How Jerry Murrell Started Five Guys

Wednesday, April 14th, 2010

Jerry Murrell explains how he created Five Guys Burgers and Fries — perhaps the closest thing the Atlantic coast has to In-In-Out:

My parents died my last year in college. I married, had three kids, divorced, then remarried. I moved to northern Virginia and was selling stocks and bonds. My two eldest sons, Matt and Jim, said they did not want to go to college. I supported them 100 percent.

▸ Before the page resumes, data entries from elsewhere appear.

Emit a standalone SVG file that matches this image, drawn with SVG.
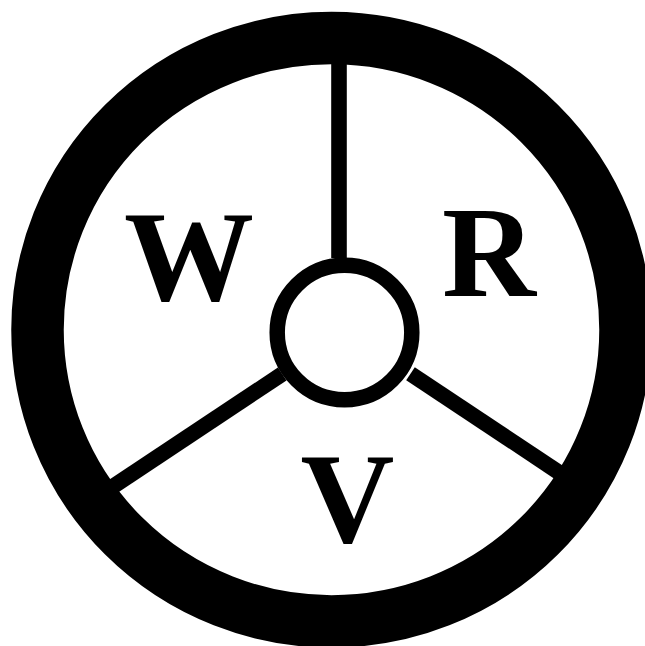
<svg xmlns="http://www.w3.org/2000/svg" width="645" height="646" viewBox="0 0 645 646">
<style>
.ln{stroke:#000;fill:none;stroke-linecap:butt}
.lbl{font-family:"Liberation Serif","Times New Roman",serif;font-weight:bold;font-size:130px;fill:#000;text-anchor:middle}
</style>
<rect width="645" height="646" fill="#fff"/>
<g id="rim"><ellipse cx="331.5" cy="329.7" rx="294" ry="291.7" class="ln" stroke-width="52.5"/></g>
<g id="hub"><circle cx="344.5" cy="332.5" r="67.3" class="ln" stroke-width="15.5"/></g>
<g id="connectors" class="ln" stroke-width="15.6">
<line x1="339" y1="63" x2="339" y2="258"/>
<line x1="282.2" y1="374" x2="113" y2="486.5"/>
<line x1="410.5" y1="373.7" x2="559" y2="472.4"/>
</g>
<g id="W"><text class="lbl" x="189" y="300">W</text></g>
<g id="R"><text class="lbl" x="489" y="295.5">R</text></g>
<g id="V"><text class="lbl" x="347.5" y="542">V</text></g>
</svg>
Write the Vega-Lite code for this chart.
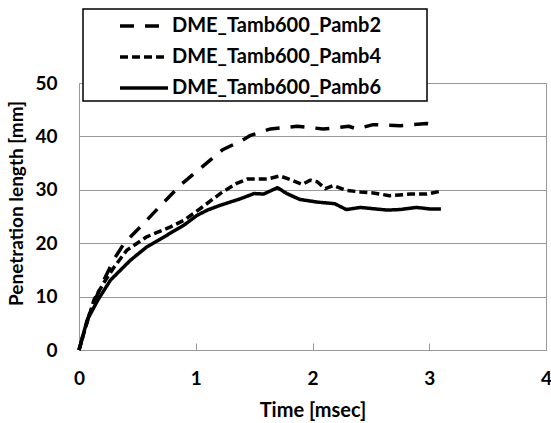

Instead, we used their college tuition to open a burger joint. Ocean City had 50 places selling boardwalk fries, but only one place always has a 150-foot line — Thrashers. They serve nothing but fries, but they cook them right — high-quality potato, peanut oil. That impressed me. I thought a good hamburger-and-fry place could make it, so we started with a takeout shop in Arlington, Virginia.

Our lawyer said, “You need a name.” I had four sons — Matt, Jim, Chad are from my first marriage, and Ben from my second to Janie, who has run our books from Day One. So I said, “How about Five Guys?” Then we had Tyler, our youngest son, so I’m out! Matt and Jim travel the country visiting stores, Chad oversees training, Ben selects the franchisees, and Tyler runs the bakery.

Three days before we opened, I was still working as a trader in stocks and bonds and was in a hotel for a meeting in Pittsburgh. I found a book in the nightstand, next to the Bible, about JW Marriott — he had an A&W stand that he converted and built into the Hot Shoppes chain. He said, Anyone can make money in the food business as long as you have a good product, reasonable price, and a clean place. That made sense to me.

We figure our best salesman is our customer. Treat that person right, he’ll walk out the door and sell for you. From the beginning, I wanted people to know that we put all our money into the food. That’s why the décor is so simple — red and white tiles. We don’t spend our money on décor. Or on guys in chicken suits. But we’ll go overboard on food.

Most of our potatoes come from Idaho — about 8 percent of the Idaho baking potato crop. We try to get our potatoes grown north of the 42nd parallel, which is a pain in the neck. Potatoes are like oak trees — the slower they grow, the more solid they are. We like northern potatoes, because they grow in the daytime when it is warm, but then they stop at night when it cools down. It would be a lot easier and cheaper if we got a California or Florida potato.

Most fast-food restaurants serve dehydrated frozen fries — that’s because if there’s water in the potato, it splashes when it hits the oil. We actually soak our fries in water. When we prefry them, the water boils, forcing steam out of the fry, and a seal is formed so that when they get fried a second time, they don’t absorb any oil — and they’re not greasy.

The magic to our hamburgers is quality control. We toast our buns on a grill — a bun toaster is faster, cheaper, and toasts more evenly, but it doesn’t give you that caramelized taste. Our beef is 80 percent lean, never frozen, and our plants are so clean, you could eat off the floor. The burgers are made to order — you can choose from 17 toppings. That’s why we can’t do drive-throughs — it takes too long. We had a sign: “If you’re in a hurry, there are a lot of really good hamburger places within a short distance from here.” People thought I was nuts. But the customers appreciated it.

What Five Guys lacks is the high level of customer service delivered by In-N-Out’s high-quality employees. Chick-fil-A has that — but no burgers.

Comments

  1. In the city where I live, we’ve had both Five Guys and In-N-Out move in in the last two years. Californians of my acquaintance claimed In-N-Out was da bomb but I’ve found that I prefer Five Guys. They make a better burger. Beware Californians bringing gifts. They speak with forked tongue.